The plaintiff then filed an action against the insurer, “claiming that [the insurer’s] dealings with [the property owner] were improper and that she, as assignee, has been wrongly denied millions of dollars in additional insurance proceeds owed to her to cover the cost of rebuilding” the property. The insurer filed a motion for summary judgment.

In entering judgment for the insurer on the breach of implied duty of good faith and fair dealing claim, the court stated that the duty of good faith and fair dealing “does not allow for a cause of action separate and distinct from a breach of contract claim.” Here, the plaintiff did just that by bringing a breach of implied duty of good faith claim as a cause of action independent of her breach of contract claim.
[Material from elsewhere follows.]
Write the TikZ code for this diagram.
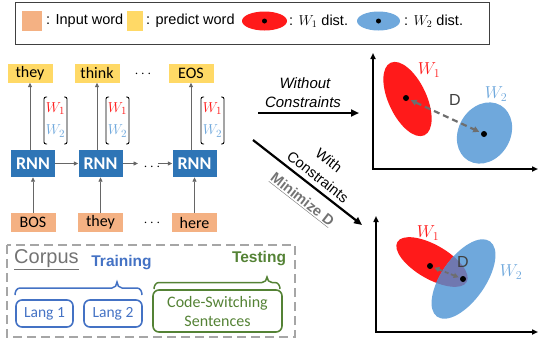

Further, the court pointed to Third Circuit case law for the proposition that “a party is not entitled to maintain an implied duty of good faith claim where the allegations of bad faith are ‘identical to’ a claim for ‘relief under an established cause of action.’” The court found that here, “the allegations of bad faith that [the insured] uses to support her implied duty of good faith claim are identical to those with which she supports her § 8371 claim … which is indeed an established cause of action.” Thus, because the allegations of implied bad faith duplicated the allegations of statutory bad faith, the court entered judgment for the insurer on the implied duty of good faith claim. [This same court made a similar ruling in May of this year.]

The court next addressed the insured’s statutory bad faith claim. The insured argued that as an assignee of the property owner, she has an interest in the proceeds of the policy and could therefore sue the insurer for refusing to pay those proceeds. While the case law allows for such an assignment, in settling with the insurer, the property owner insured had released the insurer “from any claims, demands, damages, actions or other forms of proceedings of any kind whatsoever of or for bad faith, including but not limited to claims under 42 Pa.C.S. § 8371, arising in any way” out of the property fire. Thus, because the plaintiff stood in the shoes of the insured who could not bring such a claim himself, she could not prevail on the statutory bad faith claim. Alternatively, as there was no genuine dispute of material fact that the insurer’s refusal to pay the insured was either frivolous or unfounded, the court entered judgment for the insurer on the statutory bad faith claim.

Date of Decision: July 1, 2015

Charbonneau v. Chartis Prop. Cas. Co., Civil Action No. 13-4323, 2015 U.S. Dist. LEXIS 85428 (E.D. Pa. July 1, 2015) (Yohn, J.)